If the value of the gifts received by you during a year is above 50,000, you will have to pay tax on it. However, there are a few exceptions to this rule.
According to the Income Tax Act (as well as the Direct Taxes Code, which is likely to come into effect from 1 April 2012), if you receive a gift whose value exceeds 50,000, it will be clubbed with your income and you will have to pay tax on it. This rule is also applicable if the combined value of all the gifts received by you during a financial year exceeds the limit. If the total value of your gifts exceeds 50,000, you have to pay tax on the entire amount, not simply on the difference.
This rule applies even in cases where you have bought a product from someone at a much lower price than its fair value. For instance, if the depreciated value of a car is 4.5 lakh, but you buy it for 3 lakh, the balance 1.5 lakh will be considered as a gift and clubbed with your income. However, if you pay 4.1 lakh, you will not have to pay tax as the value of the gift (or the balance amount) is less than 50,000. The fair market value of a gift is the price that it would fetch if it is sold in the open market on that particular date as determined by a registered valuer. For real estate, the stamp duty value will be considered as the market value.
Gifts given by specified relatives are exempt from tax, regardless of their value. Such relatives include spouse, siblings, brothers or sisters of spouse/parents, grandparents and grandchildren as well as their spouses. Also, if a property is bequeathed to you under a Will, given on the occasion of your marriage or gifted by a local institution/authority, you won’t be taxed. A gift given in contemplation of death by the donor will also be exempt. If a person knows that he is going to die in a few days and gifts his assets to a person, the recipient is exempt from paying tax. However, if you receive an expensive gift during an engagement, anniversary or birthday party, it will be taxed.
Under Section 56 of the Income Tax act, the value of the gift is clubbed with your total income and taxed according to your tax slab. For example, if you receive a gift worth 10 lakh in a financial year, it will be clubbed with your income. As this amount will put you in the highest income bracket, you will have to pay a 30% tax, plus surcharge, on your total income.
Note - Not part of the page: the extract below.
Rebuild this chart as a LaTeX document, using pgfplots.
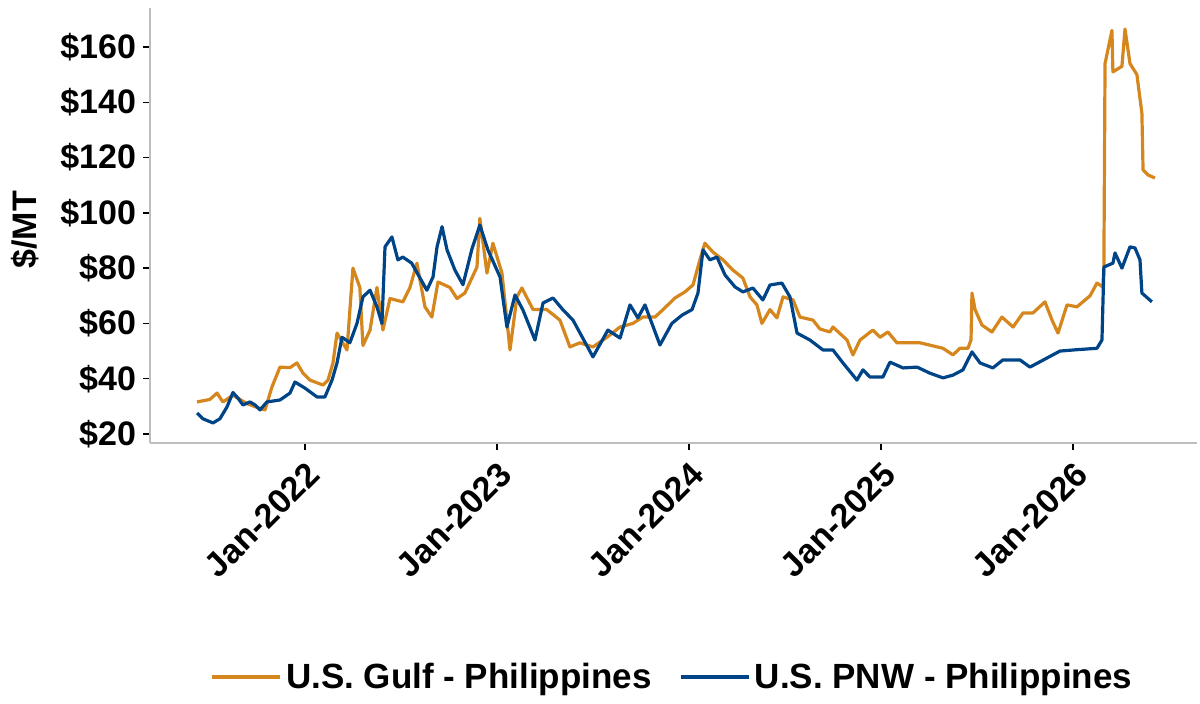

In case you earn an income from the gift, it will be taxable under the heading ‘Income from other sources’. For instance, if you get rental income from a house that has been gifted to you, this will be taxed. A gift given to your minor child or income from that gift will be clubbed with your income. Suppose, you have gifted a house or shares to your minor child (or spouse), it will be tax-exempt. However, the rental income or dividend earned will be clubbed with your income and taxed accordingly. But if you give such assets to your parents, who have no source of income, the income earned from it will be considered as their income. This can help you reduce your tax liability.
If you have received real estate as a gift, it is advisable to get a gift deed signed by the donor or get the property registered with the registrar. This will help you avoid legal hassles in the future. However, you should be careful as a gift deed, once signed, cannot be revoked. In case you are gifting real estate, you can add a condition/clause stating that if the recipient dies within your lifetime and does not have any descendants, the property should return to you. Property cannot be gifted to a foreign national though you can gift residential or commercial property to an NRI. However, you cannot give him agricultural/plantation land.
You need to be careful about assessing the gifts you have received in a year while filing your income-tax return. If you fail to do so, not only will you have to pay the interest liability on your outstanding payments, but could also end up paying a fine that is one to three times the amount of tax you were supposed to pay.
What can be gifted?
1. Real estate, which includes residential and commercial structures, as well as land.
2. Paintings and sculptures.
3. Archaeological artefacts.
4. Jewellery, as well as gold and silver bars and coins.
5. Stocks and bonds of companies.
When is it exempt from tax?
1. If the total value of the gifts received in a financial year is less than 50,000.
2. If the asset has been gifted by specified relatives, regardless of its value.
3. If you have received the gift on your marriage.
4. If the asset has been bequeathed to you through a Will.